After his death, Wen Zhong's spirit appears to King Zhou in a dream and urges him to practice benevolent government, seek capable ministers, avoid excess and corruption, and respect the Shang ancestral state and the will of Heaven.

At the end of the novel, Jiang Ziya appoints Wen Zhong Jiutian Yingyuan Leisheng Puhua Tianzun (九天應元雷聲普化天尊). The investiture decree states that Wen Zhong had served two Shang kings and had held the highest ministerial rank. It appoints him to oversee the Thunder Department, with responsibility for bringing clouds and rain, nurturing living things, and punishing rebels and wrongdoers. He is placed in command of 24 Thunder Department Heavenly Lords.

==Religious traditions==

The identification of Wen Zhong with Jiutian Yingyuan Leisheng Puhua Tianzun (九天應元雷聲普化天尊) is found in Fengshen Yanyi. Daoist traditions give other accounts of the deity's origin. The Chinese Taoist Association identifies three main traditions: one traces the deity to the Jade Pure King, another associates the deity with the Yellow Emperor, and a third, derived from Fengshen Yanyi, identifies him with Wen Zhong.

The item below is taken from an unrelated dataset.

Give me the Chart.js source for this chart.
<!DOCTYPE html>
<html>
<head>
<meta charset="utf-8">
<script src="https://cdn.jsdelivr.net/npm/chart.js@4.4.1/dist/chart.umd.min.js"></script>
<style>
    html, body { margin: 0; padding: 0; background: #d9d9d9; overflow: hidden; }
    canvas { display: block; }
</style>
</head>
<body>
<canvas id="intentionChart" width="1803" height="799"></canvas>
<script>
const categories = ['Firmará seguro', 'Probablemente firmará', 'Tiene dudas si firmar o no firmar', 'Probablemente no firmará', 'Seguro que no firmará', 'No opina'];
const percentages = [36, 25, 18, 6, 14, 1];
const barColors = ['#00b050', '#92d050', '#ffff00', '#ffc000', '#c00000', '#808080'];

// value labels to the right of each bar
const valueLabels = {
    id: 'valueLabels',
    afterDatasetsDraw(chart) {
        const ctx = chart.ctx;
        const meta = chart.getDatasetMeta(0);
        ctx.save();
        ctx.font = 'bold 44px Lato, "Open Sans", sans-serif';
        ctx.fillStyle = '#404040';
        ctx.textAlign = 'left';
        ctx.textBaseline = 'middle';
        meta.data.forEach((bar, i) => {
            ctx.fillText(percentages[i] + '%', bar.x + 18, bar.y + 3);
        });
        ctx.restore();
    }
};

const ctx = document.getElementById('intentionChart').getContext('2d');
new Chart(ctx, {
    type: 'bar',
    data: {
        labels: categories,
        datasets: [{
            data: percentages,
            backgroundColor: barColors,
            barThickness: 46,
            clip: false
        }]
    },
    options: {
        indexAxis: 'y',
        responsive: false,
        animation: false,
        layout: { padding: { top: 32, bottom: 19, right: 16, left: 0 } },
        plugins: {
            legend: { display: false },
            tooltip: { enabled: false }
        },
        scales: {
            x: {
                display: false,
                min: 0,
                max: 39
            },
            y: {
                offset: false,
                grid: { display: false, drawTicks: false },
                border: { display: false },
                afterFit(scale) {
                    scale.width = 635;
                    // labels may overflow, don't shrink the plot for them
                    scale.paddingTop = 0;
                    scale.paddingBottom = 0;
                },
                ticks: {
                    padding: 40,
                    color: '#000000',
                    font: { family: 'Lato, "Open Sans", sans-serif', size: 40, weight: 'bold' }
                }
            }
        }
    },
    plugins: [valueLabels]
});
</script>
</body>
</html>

A study published by the Renmin University of China similarly notes that Fengshen Yanyi identifies Wen Zhong with the thunder deity, while the Daoist Thunder Department developed as a broader religious system. The source quotes the novel's description of Wen Zhong as the leader of the Thunder Department and its 24 thunder deities.

==Opera works==

Wen Zhong is the central character of the Peking opera Taishi Huichao (太师回朝), also known as Da Huichao (大回朝) and Chen Shice (陈十策). The opera depicts his return to the Shang court after the North Sea campaign, where he learns of the deaths and persecution of several officials and members of the royal family and confronts King Zhou about the state of the court. It also includes his presentation of ten proposals for government.

The opera is also performed under the title Da Huichao in different regional opera traditions.

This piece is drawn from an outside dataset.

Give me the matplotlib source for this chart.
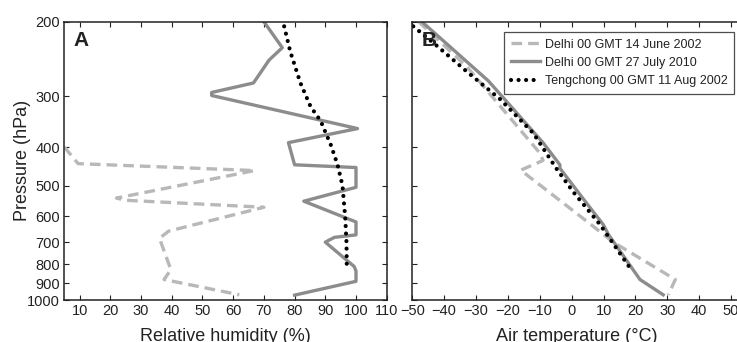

==Scholarly interpretation==

A 2020 study by Yoo Su-min examines Wen Zhong's narrative in Fengshen Yanyi in relation to Daoist culture and Korean thunder-god traditions. Yoo compares Wen Zhong with Jiang Ziya and Huang Feihu, noting differences in their roles within the novel. The study also discusses Wen Zhong's three-eyed appearance, Mo Qilin, and pair of dragon-derived whips.

Yoo argues that Wen Zhong's death and subsequent appointment as a deity illustrate the novel's treatment of fengshen (封神, "investiture of the gods"). She relates this process to haewon (解冤), a concept concerning the resolution of grievances, and interprets Wen Zhong as a defeated figure who receives a divine position after death.

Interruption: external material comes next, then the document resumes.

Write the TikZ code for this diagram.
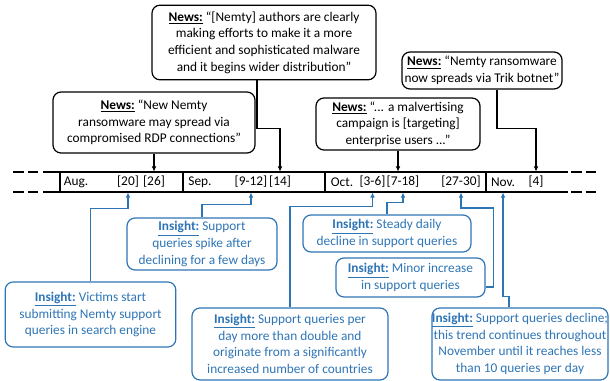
\documentclass[tikz,border=0pt]{standalone}
\usepackage{fontspec}
\setmainfont{Carlito}
\usetikzlibrary{arrows.meta,calc}
\definecolor{insblue}{RGB}{46,117,182}
\newcommand{\newslabel}{\underline{\textbf{News:}}}
\newcommand{\inslabel}{\underline{\textbf{Insight:}}}
\begin{document}
\begin{tikzpicture}[x=0.75pt,y=-0.75pt,
        font=\fontsize{10}{12.5}\selectfont,
        >={Latex[length=4pt,width=3.5pt]},
        newsbox/.style={draw,line width=0.9pt,rounded corners=6pt,align=center,inner sep=0pt},
        insbox/.style={newsbox,draw=insblue,text=insblue},
        newsline/.style={->,line width=0.8pt},
        insline/.style={->,line width=0.8pt,draw=insblue},
        datebox/.style={inner sep=0pt,minimum height=15pt}]
        \useasboundingbox (0,0) rectangle (610,381);

        % timeline
        \draw[line width=1.9pt] (43,172) -- (568,172);
        \draw[line width=1.9pt] (43,192) -- (568,192);
        \foreach \y in {172,192}
        {
            \draw[line width=1.9pt,dash pattern=on 8pt off 3pt] (13,\y) -- (41,\y);
            \draw[line width=1.9pt,dash pattern=on 8pt off 3pt] (571,\y) -- (599,\y);
        }
        \foreach \x in {60,183,325,486}
            \draw[line width=1.1pt] (\x,172) -- (\x,192);

        % months and dates
        \node[datebox] (mAug) at (76,182) {Aug.};
        \node[datebox] (mSep) at (200,182) {Sep.};
        \node[datebox] (mOct) at (342,182) {Oct.};
        \node[datebox] (mNov) at (503,182) {Nov.};
        \node[datebox] (d20) at (128,182) {[20]};
        \node[datebox] (d26) at (154,182) {[26]};
        \node[datebox] (d912) at (251,182) {[9-12]};
        \node[datebox] (d14) at (280,182) {[14]};
        \node[datebox] (d36) at (372.5,182) {[3-6]};
        \node[datebox] (d718) at (403,182) {[7-18]};
        \node[datebox] (d2730) at (461,182) {[27-30]};
        \node[datebox] (d4) at (536,182) {[4]};

        % news
        \node[newsbox,minimum width=168pt,minimum height=56pt] (nWider) at (264,42.5)
            {\newslabel{} “[Nemty] authors are clearly\\ making efforts to make it a more\\ efficient and sophisticated malware\\ and it begins wider distribution”};
        \node[newsbox,minimum width=151.5pt,minimum height=45.75pt] (nAug) at (154,122.5)
            {\newslabel{} “New Nemty\\ ransomware may spread via\\ compromised RDP connections”};
        \node[newsbox,minimum width=123pt,minimum height=39pt] (nOct) at (398,124)
            {\newslabel{} “... a malvertising\\ campaign is [targeting]\\ enterprise users ...”};
        \node[newsbox,minimum width=120pt,minimum height=27.75pt] (nTrik) at (482,70.5)
            {\newslabel{} “Nemty ransomware\\ now spreads via Trik botnet”};

        \draw[newsline] (nAug.south) -- (d26.north);
        \draw[newsline] ($(nWider.south)+(-7,0)$) -- ++(0,48) -| (d14.north);
        \draw[newsline] (nOct.south) -- (d718.north -| nOct.south);
        \draw[newsline] ($(nTrik.south)+(15,0)$) -- ++(0,39) -| (d4.north);

        % insights
        \node[insbox,minimum width=128pt,minimum height=48.75pt] (iVict) at (90.5,314.5)
            {\inslabel{} Victims start\\ submitting Nemty support\\ queries in search engine};
        \node[insbox,minimum width=112.5pt,minimum height=39pt] (iSpike) at (202,244)
            {\inslabel{} Support\\ queries spike after\\ declining for a few days};
        \node[insbox,minimum width=147pt,minimum height=54pt] (iDouble) at (290,344)
            {\inslabel{} Support queries per\\ day more than double and\\ originate from a significantly\\ increased number of countries};
        \node[insbox,minimum width=126pt,minimum height=27.75pt] (iSteady) at (387,233.5)
            {\inslabel{} Steady daily\\ decline in support queries};
        \node[insbox,minimum width=111.75pt,minimum height=29.25pt] (iMinor) at (410.5,277.5)
            {\inslabel{} Minor increase\\ in support queries};
        \node[insbox,minimum width=132pt,minimum height=54pt] (iDecl) at (520,344)
            {\inslabel{} Support queries decline;\\ this trend continues throughout\\ November until it reaches less\\ than 10 queries per day};

        \draw[insline] (iVict.north) -- ++(0,-73) -| (d20.south);
        \draw[insline] (iSpike.north) -- ++(0,-13) -| (d912.south);
        \draw[insline] (iDouble.north) -- ++(0,-101) -| (d36.south);
        \draw[insline] (iSteady.north) -- ++(0,-12) -| (d718.south);
        \draw[insline] ($(iMinor.east)+(0,9.5)$) -- ++(8,0) -- ++(0,-79) -| (d2730.south);
        \draw[insline] ($(iDecl.north)+(-11,0)$) -- ++(0,-11) -| (mNov.south);
    \end{tikzpicture}
\end{document}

The study also examines Wen Zhong in relation to Korean religious traditions. Yoo argues that elements of Wen Zhong's portrayal are related to traditions concerning thunder gods in Gojoseon and to the symbolic system of Dongyi mythology. Yoo further discusses the identification of the author of the Daoist scripture Yushujing (玉樞經) as "Wen Taishi" (聞太師) in Joseon Korea and argues that this identification was influenced by the popularity of Fengshen Yanyi.